Angie (Britt Robertson) takes over the diner, and asks Big Jim to put her name on the diner's deed. Big Jim promises to think about it. Junior pays a visit to Angie at the diner and she goes into a seizure, repeating the phrase, "The pink stars are falling." Junior brings Angie back home, where she finds out that she had the same seizure as Joe (Colin Ford) and Norrie (Mackenzie Lintz). Norrie notices Angie's butterfly tattoo and wonders if she is the "monarch who will be crowned." Norrie suggests using the yagee, an invention by Dodee (Jolene Purdy) to find the missing mini-dome. Julia tries to borrow it from Dodee but she says that the yagee isn't working anymore because Joe and Norrie touched the dome together. Joe, Norrie, and Angie later find the dome in the barn, with Angie saying that she saw Joe sleepwalking, and they assume that he brought it to the barn. The three of them then touch the dome at the same time. Once doing so, the egg in the middle of the dome lights up, revealing a fourth handprint, indicating that the dome needs a fourth hand.

==Reception==
===Ratings===
The episode was watched by 10.64 million American viewers, and received an 18-49 rating/share of 2.4/7, placing first in its timeslot and the night.

===Critical reception===
In regards to the episode's plot, Ashley Knierim of The Huffington Post said "The season is winding down, but CBS is still throwing every possible scenario our way. It's been a very busy eight days in Chester's Mill, and Monday's episode just adds to the crazy."

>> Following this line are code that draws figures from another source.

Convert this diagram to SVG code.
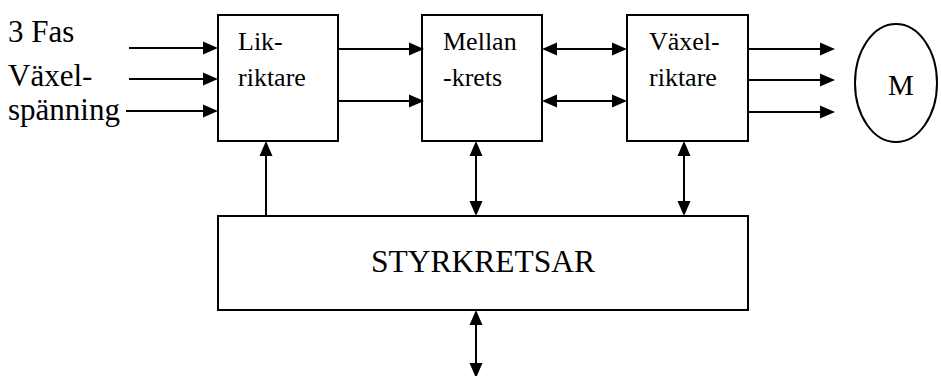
<svg xmlns="http://www.w3.org/2000/svg" width="941" height="376" viewBox="0 0 941 376">
  <style>
    .box { fill: #ffffff; stroke: #000000; stroke-width: 2; }
    .wire { stroke: #000000; stroke-width: 2; fill: none; }
    .one { marker-end: url(#head); }
    .two { marker-start: url(#head); marker-end: url(#head); }
    text { font-family: "Liberation Serif", "Times New Roman", serif; fill: #000000; }
    .in { font-size: 31px; }
    .lbl { font-size: 26px; }
    .big { font-size: 31.5px; }
    .mot { font-size: 29px; }
  </style>
  <defs>
    <!-- solid triangular head; lines stop 5px short of the tip -->
    <marker id="head" markerUnits="userSpaceOnUse" markerWidth="16" markerHeight="14" viewBox="0 0 16 14" refX="10" refY="7" orient="auto-start-reverse">
      <path d="M0,0.5 L15,7 L0,13.5 z" fill="#000000"/>
    </marker>
  </defs>
  <rect width="941" height="376" fill="#ffffff"/>

  <!-- supply label -->
  <g id="input-label">
    <text class="in" x="8" y="42">3 Fas</text>
    <text class="in" x="8" y="86">Växel-</text>
    <text class="in" x="8" y="120">spänning</text>
  </g>

  <g id="likriktare">
    <rect class="box" x="218" y="15" width="120" height="126"/>
    <text class="lbl" x="238" y="50">Lik-</text>
    <text class="lbl" x="238" y="86">riktare</text>
  </g>

  <g id="mellankrets">
    <rect class="box" x="422" y="15" width="120" height="126"/>
    <text class="lbl" x="443" y="50">Mellan</text>
    <text class="lbl" x="443" y="86">-krets</text>
  </g>

  <g id="vaxelriktare">
    <rect class="box" x="627" y="15" width="121" height="126"/>
    <text class="lbl" x="649" y="50">Växel-</text>
    <text class="lbl" x="649" y="86">riktare</text>
  </g>

  <g id="motor">
    <ellipse class="box" cx="896" cy="83" rx="41" ry="59"/>
    <text class="mot" x="901" y="95" text-anchor="middle">M</text>
  </g>

  <g id="styrkretsar">
    <rect class="box" x="218" y="216" width="530" height="94"/>
    <text class="big" x="483" y="272" text-anchor="middle">STYRKRETSAR</text>
  </g>

  <g id="connectors">
    <!-- three-phase input -->
    <line class="wire one" x1="129" y1="48" x2="213" y2="48"/>
    <line class="wire one" x1="129" y1="79" x2="213" y2="79"/>
    <line class="wire one" x1="126" y1="111" x2="213" y2="111"/>
    <!-- DC link -->
    <line class="wire one" x1="338" y1="49" x2="419" y2="49"/>
    <line class="wire one" x1="338" y1="101" x2="419" y2="101"/>
    <!-- intermediate circuit to inverter -->
    <line class="wire two" x1="547" y1="49" x2="622" y2="49"/>
    <line class="wire two" x1="547" y1="101" x2="622" y2="101"/>
    <!-- inverter to motor -->
    <line class="wire one" x1="748" y1="49" x2="830" y2="49"/>
    <line class="wire one" x1="748" y1="80" x2="830" y2="80"/>
    <line class="wire one" x1="748" y1="112" x2="830" y2="112"/>
    <!-- control links -->
    <line class="wire one" x1="266" y1="216" x2="266" y2="146"/>
    <line class="wire two" x1="476" y1="146" x2="476" y2="211"/>
    <line class="wire two" x1="684" y1="146" x2="684" y2="211"/>
    <line class="wire two" x1="476" y1="315" x2="476" y2="373"/>
  </g>
</svg>
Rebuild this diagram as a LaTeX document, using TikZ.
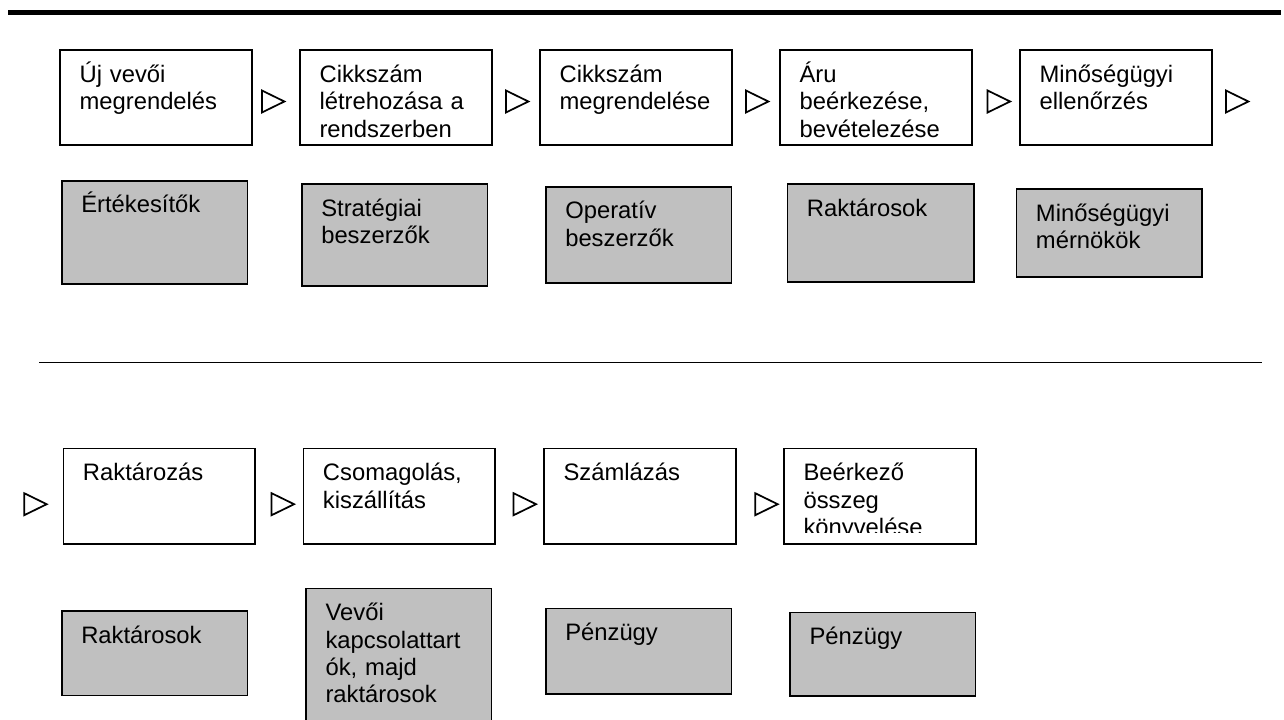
\documentclass[tikz,border=0pt]{standalone}
\usepackage{fontspec}
\setmainfont{Liberation Sans}
\definecolor{rolegray}{RGB}{192,192,192}

\tikzset{
  stepbox/.style={draw=black, line width=1.3pt, fill=white, anchor=north west, inner sep=0pt, minimum width=143.6pt, minimum height=71.3pt},
  rolebox/.style 2 args={draw=black, line width=1.3pt, fill=rolegray, anchor=north west, inner sep=0pt, minimum width=#1, minimum height=#2},
  boxtext/.style={anchor=base west, inner sep=0pt, text width=112pt, align=left, font=\fontsize{17.85pt}{20.55pt}\selectfont},
  flowmark/.style={draw=black, line width=1.3pt, line join=miter}
}

\begin{document}
\begin{tikzpicture}[x=0.75pt, y=-0.75pt]
\clip (0,0) rectangle (1284,720);
\draw[line width=3.75pt] (8,12.8) -- (1281,12.8);
\draw[line width=1pt] (39,362.3) -- (1262,362.3);
% first row
\node[stepbox] (s1) at (59.3,49.3) {};
\node[stepbox] (s2) at (299.3,49.3) {};
\node[stepbox] (s3) at (539.3,49.3) {};
\node[stepbox] (s4) at (779.3,49.3) {};
\node[stepbox] (s5) at (1019.3,49.3) {};
\node[boxtext] (s1t) at ([shift={(20,33)}]s1.north west) {Új vevői\\megrendelés};
\node[boxtext] (s2t) at ([shift={(20,33)}]s2.north west) {Cikkszám\\létrehozása a\\rendszerben};
\node[boxtext] (s3t) at ([shift={(20,33)}]s3.north west) {Cikkszám\\megrendelése};
\node[boxtext] (s4t) at ([shift={(20,33)}]s4.north west) {Áru\\beérkezése,\\bevételezése};
\node[boxtext] (s5t) at ([shift={(20,33)}]s5.north west) {Minőségügyi\\ellenőrzés};
\draw[flowmark] (261.9,90.5) -- ++(22.5,11) -- ++(-22.5,11) -- cycle;
\draw[flowmark] (505.9,90.5) -- ++(22.5,11) -- ++(-22.5,11) -- cycle;
\draw[flowmark] (745.9,90.5) -- ++(22.5,11) -- ++(-22.5,11) -- cycle;
\draw[flowmark] (987.6,90.5) -- ++(22.5,11) -- ++(-22.5,11) -- cycle;
\draw[flowmark] (1225.9,90.5) -- ++(22.5,11) -- ++(-22.5,11) -- cycle;
\node[rolebox={139.3pt}{77.6pt}] (r1) at (61,180) {};
\node[rolebox={139.3pt}{76.4pt}] (r2) at (301,183.3) {};
\node[rolebox={139.3pt}{71.9pt}] (r3) at (545,186) {};
\node[rolebox={139.6pt}{73.4pt}] (r4) at (786.7,183.3) {};
\node[rolebox={138.8pt}{65.9pt}] (r5) at (1015.7,188.3) {};
\node[boxtext] (r1t) at ([shift={(20,33)}]r1.north west) {Értékesítők};
\node[boxtext] (r2t) at ([shift={(20,33)}]r2.north west) {Stratégiai\\beszerzők};
\node[boxtext] (r3t) at ([shift={(20,33)}]r3.north west) {Operatív\\beszerzők};
\node[boxtext] (r4t) at ([shift={(20,33)}]r4.north west) {Raktárosok};
\node[boxtext] (r5t) at ([shift={(20,33)}]r5.north west) {Minőségügyi\\mérnökök};
% second row
\node[stepbox] (s6) at (62.7,447.7) {};
\node[stepbox] (s7) at (302.7,447.7) {};
\node[stepbox] (s8) at (543.3,447.7) {};
\node[stepbox] (s9) at (783.3,447.7) {};
\node[boxtext] (s6t) at ([shift={(20,33)}]s6.north west) {Raktározás};
\node[boxtext] (s7t) at ([shift={(20,33)}]s7.north west) {Csomagolás,\\kiszállítás};
\node[boxtext] (s8t) at ([shift={(20,33)}]s8.north west) {Számlázás};
\begin{scope}
\clip (783.3,447.7) rectangle (976,532);
\node[boxtext] (s9t) at ([shift={(20,33)}]s9.north west) {Beérkező\\összeg\\könyvelése};
\end{scope}
\draw[flowmark] (24.2,493.2) -- ++(22.5,11) -- ++(-22.5,11) -- cycle;
\draw[flowmark] (271.6,493.2) -- ++(22.5,11) -- ++(-22.5,11) -- cycle;
\draw[flowmark] (513.6,493.2) -- ++(22.5,11) -- ++(-22.5,11) -- cycle;
\draw[flowmark] (755.2,493.2) -- ++(22.5,11) -- ++(-22.5,11) -- cycle;
\node[rolebox={139.3pt}{63.4pt}] (r6) at (61,610) {};
\node[rolebox={138.9pt}{120pt}] (r7) at (305.3,587.7) {};
\node[rolebox={139.3pt}{63.8pt}] (r8) at (545,607.7) {};
\node[rolebox={138.9pt}{62.6pt}] (r9) at (789.3,611.7) {};
\node[boxtext] (r6t) at ([shift={(20,33)}]r6.north west) {Raktárosok};
\node[boxtext] (r7t) at ([shift={(20,33)}]r7.north west) {Vevői\\kapcsolattart\\ók, majd\\raktárosok};
\node[boxtext] (r8t) at ([shift={(20,33)}]r8.north west) {Pénzügy};
\node[boxtext] (r9t) at ([shift={(20,33)}]r9.north west) {Pénzügy};
\end{tikzpicture}
\end{document}
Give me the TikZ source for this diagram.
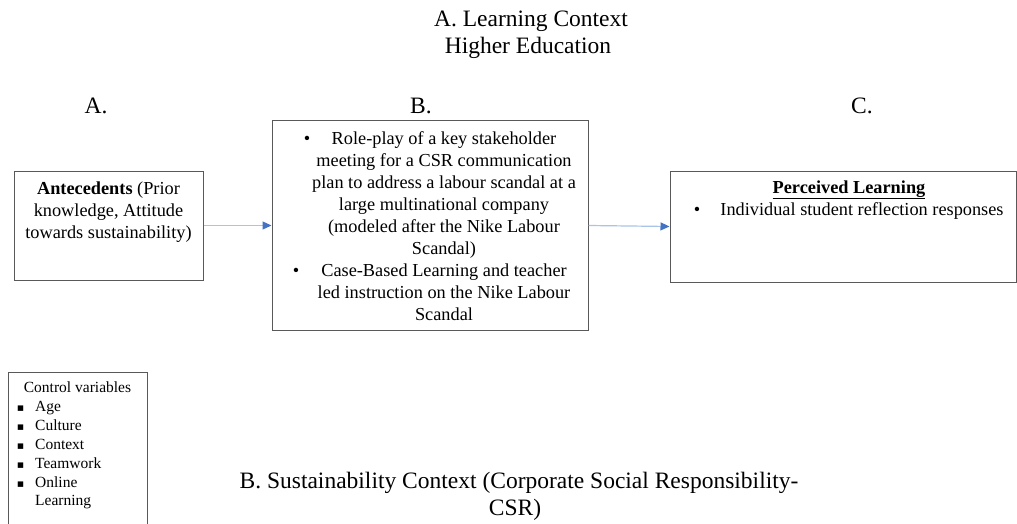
\documentclass[tikz,border=0pt]{standalone}
\usepackage{fontspec}
\setmainfont{Liberation Serif}
\newfontfamily\symbfont{DejaVu Sans}
\usetikzlibrary{arrows.meta}

\definecolor{boxline}{rgb}{0.350000, 0.350000, 0.350000}
\definecolor{linkline}{rgb}{0.660000, 0.770000, 0.910000}
\definecolor{linktip}{rgb}{0.270000, 0.450000, 0.770000}

\tikzset{
  frame/.style={draw=boxline, line width=1pt, fill=white, inner sep=0pt},
  head/.style={font=\fontsize{23.5}{27}\selectfont, align=center, inner sep=0pt, anchor=base},
  body/.style={font=\fontsize{18.3}{22}\selectfont, align=center, inner sep=0pt, anchor=base},
  small/.style={font=\fontsize{15.5}{19}\selectfont, align=left, inner sep=0pt, anchor=base west},
  link/.style={draw=linkline, line width=1.2pt, -{Triangle[length=9pt, width=8pt, color=linktip]}},
}

\begin{document}
\begin{tikzpicture}[x=1pt, y=-1pt]
\useasboundingbox (0,0) rectangle (1017,524);

% titles (multi-line nodes sit on their last baseline)
\node[head] (ctxa) at (531,27) {A. Learning Context};
\node[head] (ctxa2) at (528,54) {Higher Education};
\node[head] (lbla) at (96,114) {A.};
\node[head] (lblb) at (421,114) {B.};
\node[head] (lblc) at (862,114) {C.};

% the three boxes
\node[frame, minimum width=189pt, minimum height=109pt] (ante) at (108.5,225.5) {};
\node[frame, minimum width=316pt, minimum height=209pt] (role) at (430,225.5) {};
\node[frame, minimum width=346pt, minimum height=111pt] (perc) at (843,226.5) {};

% box A
\node[body] (antetxt) at (108.5,238) {\textbf{Antecedents} (Prior\\knowledge, Attitude\\towards sustainability)};

% box B
\node[body] (bula) at (307,144) {•};
\node[body] (roletxt) at (444,254) {Role-play of a key stakeholder\\meeting for a CSR communication\\plan to address a labour scandal at a\\large multinational company\\(modeled after the Nike Labour\\Scandal)};
\node[body] (bulb) at (296,276) {•};
\node[body] (casetxt) at (444,320) {Case-Based Learning and teacher\\led instruction on the Nike Labour\\Scandal};

% box C
\node[body] (perchead) at (849,193) {\underline{\textbf{Perceived Learning}}};
\node[body] (bulc) at (697,215) {•};
\node[body] (perctxt) at (862,215) {Individual student reflection responses};

% links
\draw[link] (ante.east) -- (role.west);
\draw[link] (role.east) -- (perc.west);

% control variables
\node[frame, minimum width=139pt, minimum height=170pt, anchor=north west] (ctrl) at (8,372) {};
\node[small, anchor=base] (ctrlhead) at (77.5,392) {Control variables};
\foreach \y/\word [count=\i] in {411/Age, 430/Culture, 449/Context, 468/Teamwork, 487/Online}{
  \node[small, anchor=base] (sq\i) at (20.5,\y) {\symbfont\fontsize{11}{11}\selectfont ▪};
  \node[small] (var\i) at (35,\y) {\word};
}
\node[small] (var6) at (35,505) {Learning};

% bottom context
\node[head] (ctxb) at (519,488) {B. Sustainability Context (Corporate Social Responsibility-};
\node[head] (ctxb2) at (515,515) {CSR)};
\end{tikzpicture}
\end{document}
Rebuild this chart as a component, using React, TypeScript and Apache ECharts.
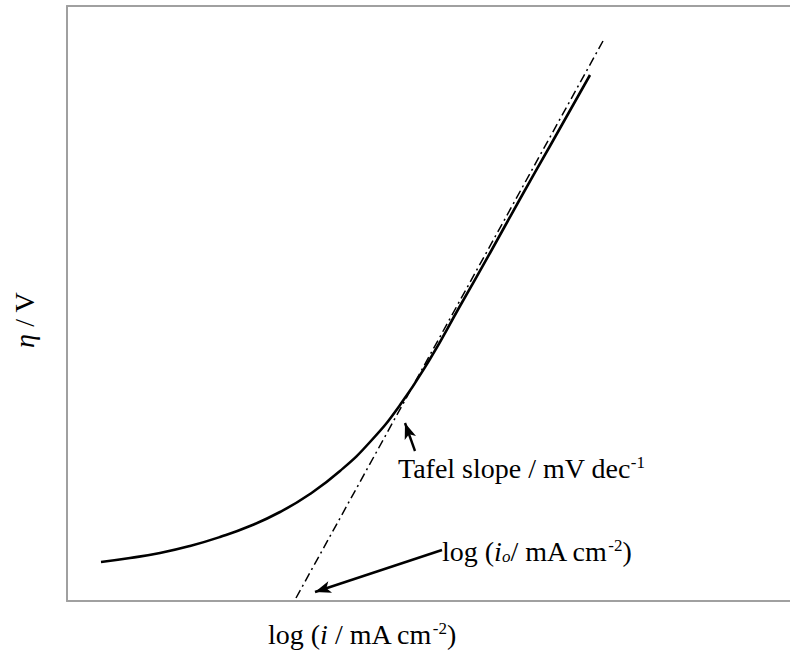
import React, { useEffect, useRef } from "react";
import * as echarts from "echarts";

// Arbitrary units: x = log i, y = η (no tick values shown in the reference)
const curveX = [0.34, 0.63, 0.93, 1.23, 1.53, 1.83, 2.13, 2.43, 2.73, 3.03, 3.33, 3.63, 3.93, 4.23, 4.53, 4.83, 5.23];
const curveY = [0.39, 0.43, 0.48, 0.55, 0.64, 0.75, 0.89, 1.07, 1.3, 1.59, 1.96, 2.42, 2.95, 3.48, 4.02, 4.55, 5.26];
const tafelX = [2.29, 5.36];
const tafelY = [0.03, 5.6];
// arrows: [tailX, tailY, headX, headY]
const arrowTafel = [3.48, 1.5, 3.38, 1.78];
const arrowIo = [3.75, 0.51, 2.48, 0.09];

const FONT = "'Liberation Serif', 'Times New Roman', serif";
const FRAME = "#a0a0a0";

export default function App() {
  const ref = useRef<HTMLDivElement>(null);
  useEffect(() => {
    if (!ref.current) return;
    const chart = echarts.init(ref.current, null, { renderer: "svg" });
    const curve = curveX.map((x, i) => [x, curveY[i]]);
    const tafel = tafelX.map((x, i) => [x, tafelY[i]]);
    const arrow = (a: number[]) => [
      { coord: [a[0], a[1]], symbol: "none" },
      { coord: [a[2], a[3]], symbol: "arrow", symbolSize: [9, 16] },
    ];
    const base = { fontFamily: FONT, fontSize: 28, color: "#111" };
    const rich = {
      n: { ...base },
      i: { ...base, fontStyle: "italic" },
      s: { ...base, fontSize: 17, verticalAlign: "top" },
      b: { ...base, fontSize: 17, fontStyle: "italic", verticalAlign: "bottom" },
    };
    const hiddenAxis = {
      type: "value",
      axisTick: { show: false },
      axisLabel: { show: false },
      splitLine: { show: false },
    };
    chart.setOption({
      animation: false,
      backgroundColor: "#fff",
      grid: { left: 67, top: 6, right: 0, bottom: 63 },
      xAxis: [
        {
          ...hiddenAxis,
          min: 0,
          max: 7.23,
          position: "bottom",
          axisLine: { show: true, lineStyle: { color: FRAME, width: 2 } },
        },
        {
          ...hiddenAxis,
          min: 0,
          max: 7.23,
          position: "top",
          axisLine: { show: true, lineStyle: { color: FRAME, width: 2 } },
        },
      ],
      yAxis: {
        ...hiddenAxis,
        min: 0,
        max: 5.95,
        axisLine: { show: true, onZero: false, lineStyle: { color: FRAME, width: 2 } },
      },
      series: [
        {
          type: "line",
          data: curve,
          smooth: true,
          symbol: "none",
          lineStyle: { color: "#000", width: 2.6 },
          z: 3,
        },
        {
          type: "line",
          data: tafel,
          symbol: "none",
          lineStyle: { color: "#000", width: 1.5, type: [9, 4, 2, 4] },
          z: 2,
          markLine: {
            silent: true,
            animation: false,
            label: { show: false },
            lineStyle: { color: "#000", width: 2.4, type: "solid" },
            data: [arrow(arrowTafel), arrow(arrowIo)],
          },
        },
      ],
      graphic: [
        {
          type: "text",
          left: 398,
          top: 454,
          style: { text: "{n|Tafel slope / mV dec}{s|-1}", rich },
        },
        {
          type: "text",
          left: 442,
          top: 537,
          style: { text: "{n|log (}{i|i}{b|o}{n|/ mA cm}{s|-2}{n|)}", rich },
        },
        {
          type: "text",
          left: 268,
          top: 620,
          style: { text: "{n|log (}{i|i}{n| / mA cm}{s|-2}{n|)}", rich },
        },
        {
          type: "text",
          x: 24,
          y: 320,
          rotation: Math.PI / 2,
          style: {
            text: "{i|η}{n| / V}",
            rich,
            align: "center",
            verticalAlign: "middle",
          },
        },
      ],
    });
    return () => chart.dispose();
  }, []);
  return (
    <div
      ref={ref}
      style={{ position: "absolute", left: 0, top: 0, width: 790, height: 664 }}
    />
  );
}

Andrea Reiher of Zap2it commented on Natalie Zea's portrayal as Maxine, saying "We'll confess that we had guessed Maxine was the person to whom Barbie was speaking on the phone from the pilot, but we did not expect her to be so bold as to kiss him in front of Big Jim. It's nice to be surprised...Maxine's vision for Chester's Mill is certainly an interesting left turn from the book. We love the idea of a wild frontier town-type thing happening, but we wonder how long that can carry on inside the dome? Is it a temporary thing? Or is Maxine a big bad who is here to stay a while?" Darren Franich of Entertainment Weekly also commented positively on Natalie Zea's character, saying "Max immediately added a whole lot of plot momentum to the show. She convinced Big Jim to round up all the guns so that they/she could be in control. She also revealed that she knew Barbie by giving him a very memorable smooch, and promised to tell Julia about the whole whoops-I-killed-your-husband thing...So basically, Max has only been on the show for an episode, and already she’s A) the most powerful enemy for Big Jim we’ve ever met B) the third corner of a Barbie/Julia romantic triangle, and C) established that she knows all the secrets of everyone in town. More of her, please!"

Ted Kindig of BuddyTV gave the episode a positive review, saying "It's a relatively interesting evening under the dome this week, particularly as the show alternately explores Big Jim's sketchy past in illegal drug manufacturing and his present effort to reduce gun violence -- the former is a bit obvious at this point, but at least the story's moving now; the latter is most interesting on a meta level for its obliviously apolitical take on a hot-button issue, like an abortion-themed episode that politely acknowledges Roe vs. Wade but never engages with it. Quibbles aside, I'll take a plot line that's interesting either in spite of or because of its faults over the silly pink star monarch gobbledygook any day."

Tim Surette of TV.com wrote negatively about the episode, saying "Since "The Fourth Hand" had such a huge to-do list, it sped along at lightning speed, hitting so many different micro-plots that it never spent enough time with any of them. A month ago Under the Dome would have devoted an entire episode to the arrival of a new drug in town, or tearing up the Second Amendment, or the search for the mini-dome, but in "The Fourth Hand" these stories were all crushed together into visual bullet points and we were the bloody mess left behind."